To maximize value, it’s better to buy only what you need each month and avoid crossing into higher blocks unless absolutely necessary.
Time-of-Use Tariffs: A New Frontier
Some prepaid customers are now using smart meters that support Time-of-Use (ToU) tariffs. These meters charge different rates depending on the time of day. Electricity is cheapest during off-peak hours—typically late at night or early morning—and most expensive during peak hours, like evenings when households are cooking, heating, and watching TV.

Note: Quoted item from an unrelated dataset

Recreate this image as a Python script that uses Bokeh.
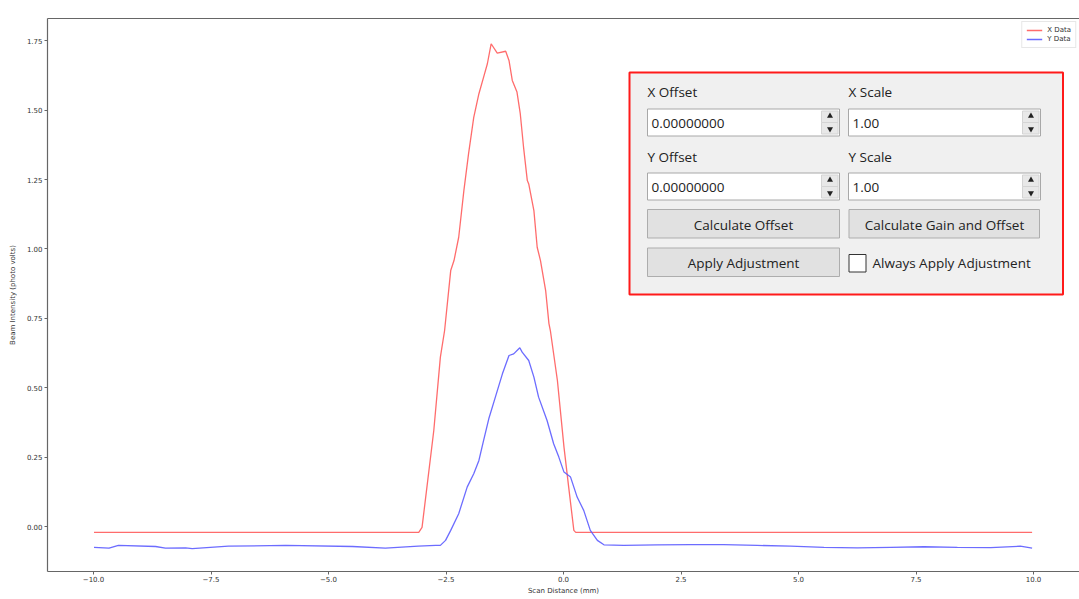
from bokeh.plotting import figure
from bokeh.models import Range1d, FixedTicker, LinearAxis, Label
from bokeh.core.properties import value
from bokeh.embed import file_html
from bokeh.resources import INLINE

# ---------------- data (intensity in units of 1e-1 photo volts) ----------------
x_data_pos = [-9.99, -6.0, -3.08, -3.01, -2.76, -2.62, -2.53, -2.40, -2.33, -2.23,
              -2.12, -2.02, -1.91, -1.80, -1.70, -1.62, -1.54, -1.41, -1.23, -1.16,
              -1.09, -0.99, -0.92, -0.85, -0.77, -0.74, -0.63, -0.56, -0.49, -0.38,
              -0.31, -0.28, -0.13, 0.01, 0.11, 0.22, 0.26, 5.0, 9.97]
x_data_val = [-0.021, -0.021, -0.021, -0.003, 0.346, 0.610, 0.706, 0.922, 0.958, 1.042,
              1.210, 1.343, 1.474, 1.559, 1.619, 1.667, 1.739, 1.705, 1.712, 1.679,
              1.607, 1.565, 1.487, 1.366, 1.246, 1.234, 1.138, 1.006, 0.958, 0.850,
              0.731, 0.706, 0.526, 0.286, 0.142, -0.014, -0.021, -0.021, -0.021]

y_data_pos = [-9.99, -9.67, -9.47, -8.68, -8.47, -8.04, -7.90, -7.13, -5.91, -4.49,
              -3.79, -3.09, -2.72, -2.62, -2.51, -2.40, -2.23, -2.05, -1.91, -1.80,
              -1.70, -1.59, -1.45, -1.30, -1.16, -1.06, -0.93, -0.88, -0.74, -0.63,
              -0.53, -0.35, -0.21, -0.10, 0.01, 0.15, 0.29, 0.43, 0.57, 0.72,
              0.86, 1.28, 1.99, 2.70, 3.41, 4.12, 4.83, 5.54, 6.25, 6.96,
              7.67, 8.38, 9.09, 9.72, 9.97]
y_data_val = [-0.075, -0.078, -0.068, -0.072, -0.078, -0.077, -0.080, -0.071, -0.068, -0.072,
              -0.078, -0.071, -0.068, -0.068, -0.050, -0.014, 0.046, 0.142, 0.190, 0.238,
              0.310, 0.388, 0.466, 0.550, 0.616, 0.622, 0.644, 0.628, 0.598, 0.538,
              0.466, 0.382, 0.298, 0.250, 0.196, 0.178, 0.106, 0.058, -0.014, -0.050,
              -0.066, -0.068, -0.066, -0.065, -0.065, -0.068, -0.071, -0.075, -0.077, -0.075,
              -0.073, -0.075, -0.076, -0.071, -0.078]

series_names = ["X Data", "Y Data"]
x_ticks = [-10.0, -7.5, -5.0, -2.5, 0.0, 2.5, 5.0, 7.5, 10.0]
x_tick_labels = ["\u221210.0", "\u22127.5", "\u22125.0", "\u22122.5", "0.0", "2.5", "5.0", "7.5", "10.0"]
y_ticks = [0.0, 0.25, 0.5, 0.75, 1.0, 1.25, 1.5, 1.75]
y_tick_labels = ["0.00", "0.25", "0.50", "0.75", "1.00", "1.25", "1.50", "1.75"]
x_label = "Scan Distance (mm)"
y_label = "Beam Intensity (photo volts)"
offset_text = "1e\u22121"

# ---------------- layout helpers (page pixels -> data) ----------------
W, H = 1079, 599
FL, FT, FR, FB = 47, 18, 1079, 571   # frame edges in page px
PXX, PXY = 47.0, 277.6               # px per data unit
X0 = -10.979
Y1 = 1.830
X1 = X0 + (FR - FL) / PXX
Y0 = Y1 - (FB - FT) / PXY


def sx(px):
    return X0 + (px - FL) / PXX


def sy(py):
    return Y1 - (py - FT) / PXY


p = figure(width=W, height=H, output_backend="svg", toolbar_location=None,
           x_range=Range1d(X0, X1), y_range=Range1d(Y0, Y1),
           min_border_left=FL, min_border_right=W - FR, min_border_top=FT, min_border_bottom=H - FB)
p.grid.visible = False
p.outline_line_color = None
p.background_fill_color = "white"
p.border_fill_color = "white"

AX = "#666666"
TXT = "#333333"
for ax in (p.xaxis[0], p.yaxis[0]):
    ax.axis_line_color = AX
    ax.axis_line_width = 1.2
    ax.major_tick_line_color = AX
    ax.major_tick_out = 3
    ax.major_tick_in = 0
    ax.minor_tick_line_color = None
    ax.major_label_text_font = "DejaVu Sans"
    ax.major_label_text_font_size = "7px"
    ax.major_label_text_color = TXT
    ax.axis_label_text_font = "DejaVu Sans"
    ax.axis_label_text_font_size = "7px"
    ax.axis_label_text_font_style = "normal"
    ax.axis_label_text_color = TXT

p.xaxis.ticker = FixedTicker(ticks=x_ticks)
p.xaxis.major_label_overrides = dict(zip(x_ticks, x_tick_labels))
p.yaxis.ticker = FixedTicker(ticks=y_ticks)
p.yaxis.major_label_overrides = dict(zip(y_ticks, y_tick_labels))
p.xaxis.axis_label = x_label
p.yaxis.axis_label = y_label
p.xaxis.major_label_standoff = 1
p.xaxis.axis_label_standoff = 2
p.yaxis.major_label_standoff = 2
p.yaxis.axis_label_standoff = 7

top = LinearAxis(ticker=FixedTicker(ticks=[]), axis_line_color=AX, axis_line_width=1.2,
                 major_tick_out=0, major_tick_in=0, minor_tick_line_color=None,
                 major_label_standoff=0, major_label_text_font_size="0px")
p.add_layout(top, "above")

p.add_layout(Label(x=sx(48), y=sy(12), text=offset_text,
                   text_font="DejaVu Sans", text_font_size="7px", text_color=TXT,
                   text_baseline="middle"))

p.line(x_data_pos, x_data_val, line_color="#ff5c5c", line_width=1.3, line_alpha=0.9,
       legend_label=series_names[0])
p.line(y_data_pos, y_data_val, line_color="#5c5cff", line_width=1.3, line_alpha=0.9,
       legend_label=series_names[1])

lg = p.legend[0]
lg.location = "top_right"
lg.margin = 3
lg.padding = 4
lg.spacing = 1
lg.label_text_font = "DejaVu Sans"
lg.label_text_font_size = "7px"
lg.label_text_color = TXT
lg.label_height = 8
lg.glyph_height = 8
lg.glyph_width = 16
lg.label_standoff = 5
lg.border_line_color = "#d0d0d0"
lg.background_fill_alpha = 0.9

# ---------------- overlay control panel ----------------
def box(l, r, t, b, fill, line, lw=1.0):
    p.quad(left=[sx(l)], right=[sx(r)], top=[sy(t)], bottom=[sy(b)],
           fill_color=fill, line_color=line, line_width=lw)


def txt(x, y, s, size="13.5px", align="left", color="#222222"):
    p.text(x=[sx(x)], y=[sy(y)], text=[s], text_font=value("Open Sans"), text_font_size=size,
           text_align=align, text_baseline="middle", text_color=color)


box(629, 1062.5, 72, 294, "#f0f0f0", "#ff1a1a", 2)

txt(647, 91.5, "X Offset")
txt(848, 91.5, "X Scale")
txt(647, 156, "Y Offset")
txt(848, 156, "Y Scale")

for (l, r, t, b, s) in [(647, 839, 108.5, 135.5, "0.00000000"), (848, 1040, 108.5, 135.5, "1.00"),
                        (647, 839, 172.5, 199.5, "0.00000000"), (848, 1040, 172.5, 199.5, "1.00")]:
    box(l, r, t, b, "white", "#a8a8a8")
    txt(l + 4, (t + b) / 2 + 0.5, s)
    box(r - 18, r - 1.5, t + 2, (t + b) / 2, "#e8e8e8", "#d4d4d4")
    box(r - 18, r - 1.5, (t + b) / 2, b - 2, "#e8e8e8", "#d4d4d4")
    p.scatter([sx(r - 9.5)], [sy(t + 7)], marker="triangle", size=6, fill_color="#222222", line_color=None)
    p.scatter([sx(r - 9.5)], [sy(b - 7)], marker="inverted_triangle", size=6, fill_color="#222222", line_color=None)

box(647, 839, 209, 237.5, "#e1e1e1", "#adadad")
txt(743, 224, "Calculate Offset", align="center")
box(848.5, 1039, 209, 237.5, "#e1e1e1", "#adadad")
txt(944, 224, "Calculate Gain and Offset", align="center")
box(647, 839, 247.5, 276, "#e1e1e1", "#adadad")
txt(743, 262.5, "Apply Adjustment", align="center")
box(848.5, 865.5, 254, 271.5, "white", "#333333")
txt(872, 262.5, "Always Apply Adjustment")

open("out.html", "w").write(file_html(p, INLINE))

In 2025, Eskom’s Homeflex tariff offers peak rates of R7.04 per kWh during high-demand seasons (June to August), while off-peak rates drop to R1.02 per kWh. During low-demand seasons (September to May), rates are more balanced, with off-peak pricing around R1.59 per kWh.
ToU tariffs can help savvy consumers save money by shifting energy-intensive tasks—like laundry or dishwashing—to off-peak times. However, they require discipline and planning, and not all households have the flexibility to adjust their routines.

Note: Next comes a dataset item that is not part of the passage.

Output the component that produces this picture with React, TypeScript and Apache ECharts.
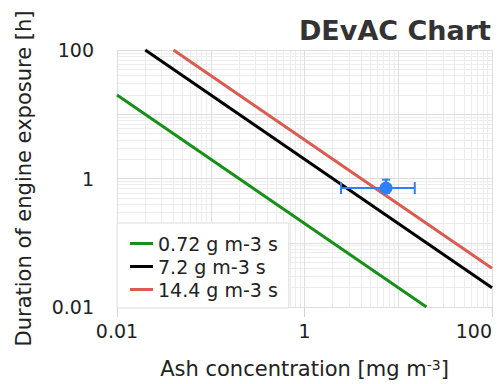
import React, { useEffect, useRef } from "react";
import * as echarts from "echarts";

const seriesNames = ["0.72 g m-3 s", "7.2 g m-3 s", "14.4 g m-3 s"];
const seriesColors = ["#17901a", "#000000", "#dc5b50"];
const greenLine = [[0.01, 20], [20, 0.01]];
const blackLine = [[0.02, 100], [100, 0.02]];
const redLine = [[0.04, 100], [100, 0.04]];
const obsPoint = [7.4, 0.71];
const obsErrX = [2.45, 15];
const obsErrY = [0.6, 0.96];
const decades = [0.01, 0.1, 1, 10];
const multiples = [2, 3, 4, 5, 6, 7, 8, 9];
const majorGrid = [0.01, 0.1, 1, 10, 100];

const FONT = "DejaVu Sans";

export default function App() {
  const ref = useRef<HTMLDivElement>(null);
  useEffect(() => {
    if (!ref.current) return;
    const chart = echarts.init(ref.current, null, { renderer: "svg" });
    const minorGrid: number[] = [];
    decades.forEach((d) => multiples.forEach((m) => minorGrid.push(+(d * m).toPrecision(3))));
    const gridLines = [
      ...minorGrid.map((v) => ({ xAxis: v, lineStyle: { color: "#ececec" } })),
      ...minorGrid.map((v) => ({ yAxis: v, lineStyle: { color: "#ececec" } })),
      ...majorGrid.map((v) => ({ xAxis: v, lineStyle: { color: "#dedede" } })),
      ...majorGrid.map((v) => ({ yAxis: v, lineStyle: { color: "#dedede" } })),
    ];
    const lines = [greenLine, blackLine, redLine];
    chart.setOption({
      animation: false,
      textStyle: { fontFamily: FONT },
      title: {
        text: "DEvAC Chart",
        right: 4,
        top: 12,
        textStyle: { fontFamily: FONT, fontSize: 27, fontWeight: "bold", color: "#333" },
      },
      grid: { left: 117, right: 8, top: 50, bottom: 76 },
      legend: {
        data: seriesNames,
        orient: "vertical",
        left: 117,
        top: 223,
        icon: "rect",
        itemWidth: 23,
        itemHeight: 3,
        itemGap: 4,
        padding: [11, 11, 9, 13],
        backgroundColor: "#fff",
        borderColor: "#dcdcdc",
        borderWidth: 1,
        z: 10,
        textStyle: { fontFamily: FONT, fontSize: 19, color: "#222", lineHeight: 19 },
      },
      xAxis: {
        type: "log",
        logBase: 100,
        min: 0.01,
        max: 100,
        name: "{a|Ash concentration [mg m}{s|-3}{a|]}",
        nameLocation: "middle",
        nameGap: 51,
        nameTextStyle: {
          rich: {
            a: { fontFamily: FONT, fontSize: 21, color: "#222" },
            s: { fontFamily: FONT, fontSize: 14, color: "#222", verticalAlign: "top" },
          },
        },
        axisLine: { show: true, lineStyle: { color: "#c9d3e6", width: 1 } },
        axisTick: { show: true, length: 10, lineStyle: { color: "#c9d3e6" } },
        axisLabel: { fontFamily: FONT, fontSize: 19, color: "#222", margin: 14, alignMaxLabel: "right" },
        splitLine: { show: false },
      },
      yAxis: {
        type: "log",
        logBase: 100,
        min: 0.01,
        max: 100,
        name: "Duration of engine exposure [h]",
        nameLocation: "middle",
        nameGap: 83,
        nameTextStyle: { fontFamily: FONT, fontSize: 21, color: "#222" },
        axisLine: { show: false },
        axisTick: { show: false },
        axisLabel: { fontFamily: FONT, fontSize: 19, color: "#222", margin: 23 },
        splitLine: { show: false },
      },
      series: [
        {
          name: "grid",
          type: "line",
          data: [],
          z: 1,
          silent: true,
          markLine: {
            z: 1,
            silent: true,
            symbol: ["none", "none"],
            label: { show: false },
            lineStyle: { type: "solid", width: 1 },
            data: gridLines,
          },
        },
        ...lines.map((d, i) => ({
          name: seriesNames[i],
          type: "line",
          data: d,
          symbol: "none",
          z: 3,
          lineStyle: { color: seriesColors[i], width: 3 },
          itemStyle: { color: seriesColors[i] },
        })),
        {
          name: "obs-err",
          type: "custom",
          z: 4,
          data: [[obsPoint[0], obsPoint[1], obsErrX[0], obsErrX[1], obsErrY[0], obsErrY[1]]],
          encode: { x: 0, y: 1 },
          renderItem: (params: any, api: any) => {
            const x = api.value(0);
            const y = api.value(1);
            const pL = api.coord([api.value(2), y]);
            const pR = api.coord([api.value(3), y]);
            const pB = api.coord([x, api.value(4)]);
            const pT = api.coord([x, api.value(5)]);
            const st = { stroke: "#2d7ff5", lineWidth: 2 };
            const capX = 6;
            const capY = 4;
            return {
              type: "group",
              children: [
                { type: "line", shape: { x1: pL[0], y1: pL[1], x2: pR[0], y2: pR[1] }, style: st },
                { type: "line", shape: { x1: pL[0], y1: pL[1] - capX, x2: pL[0], y2: pL[1] + capX }, style: st },
                { type: "line", shape: { x1: pR[0], y1: pR[1] - capX, x2: pR[0], y2: pR[1] + capX }, style: st },
                { type: "line", shape: { x1: pB[0], y1: pB[1], x2: pT[0], y2: pT[1] }, style: st },
                { type: "line", shape: { x1: pT[0] - capY, y1: pT[1], x2: pT[0] + capY, y2: pT[1] }, style: st },
                { type: "line", shape: { x1: pB[0] - capY, y1: pB[1], x2: pB[0] + capY, y2: pB[1] }, style: st },
              ],
            };
          },
        },
        {
          name: "obs",
          type: "scatter",
          z: 5,
          data: [obsPoint],
          symbolSize: 13,
          itemStyle: { color: "#2d7ff5", opacity: 1 },
        },
      ],
    });
    return () => chart.dispose();
  }, []);
  return <div ref={ref} style={{ width: 500, height: 384, position: "absolute", left: 0, top: 0 }} />;
}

Factors Influencing Electricity Prices
Electricity pricing in South Africa is shaped by a complex mix of economic, technical, and political factors. Eskom’s generation costs are a major driver. Most of South Africa’s electricity still comes from coal-fired power stations, which are expensive to maintain and operate. As Eskom transitions to renewable energy, upfront infrastructure costs are pushing tariffs higher.
Inflation also plays a role. Rising fuel prices, wage increases, and equipment costs all contribute to Eskom’s operational expenses. These are passed on to consumers through annual tariff hikes approved by the National Energy Regulator of South Africa (NERSA).
Municipalities add their own markups to cover distribution, maintenance, and administrative costs. Some cities, like Johannesburg and Cape Town, have higher tariffs due to aging infrastructure and financial shortfalls.
Finally, demand and supply dynamics affect pricing. During peak periods, Eskom may need to activate expensive backup generators, which increases the cost of electricity. Load shedding, while less frequent in 2025, still disrupts supply and adds pressure to the grid.
How to Save Money on Prepaid Electricity
With prices rising, consumers are looking for ways to reduce their electricity bills. Here are some practical strategies:
First, monitor your usage. Most prepaid meters display your remaining units, helping you track consumption in real time. Use this data to identify patterns and cut back where possible.
Second, invest in energy-efficient appliances. LED bulbs, inverter air conditioners, and low-wattage kettles can significantly reduce your power draw. Avoid using high-consumption devices like tumble dryers or electric heaters during peak hours.
Third, manage your geyser. Geysers are among the biggest energy hogs in South African homes. Install a timer to limit heating to specific hours, or switch to a solar geyser to cut costs by up to 40%.
Fourth, unplug devices when not in use. TVs, chargers, and microwaves continue to draw power even in standby mode. Switching them off at the wall can save several units per month.
Fifth, consider solar power. While the upfront cost is high, solar panels can dramatically reduce your reliance on the grid. In 2025, more households are installing hybrid systems that combine solar generation with prepaid meters.
Finally, avoid buying electricity in bulk. Stick to monthly purchases and stay within the lower tariff blocks whenever possible.
Closing:
Load Shedding Can Help You Reduce Electricity Costs
Although load shedding has eased in 2025, it remains a concern. Prepaid meters help households prepare by allowing them to top up in advance and avoid running out of credit during outages. When power returns, your meter reconnects automatically—provided you have units loaded.
Smart meters offer additional benefits, like remote top-ups and usage alerts. But traditional prepaid meters remain popular for their simplicity and reliability. They’re compatible with national vending systems and can be recharged at supermarkets, ATMs, or online platforms.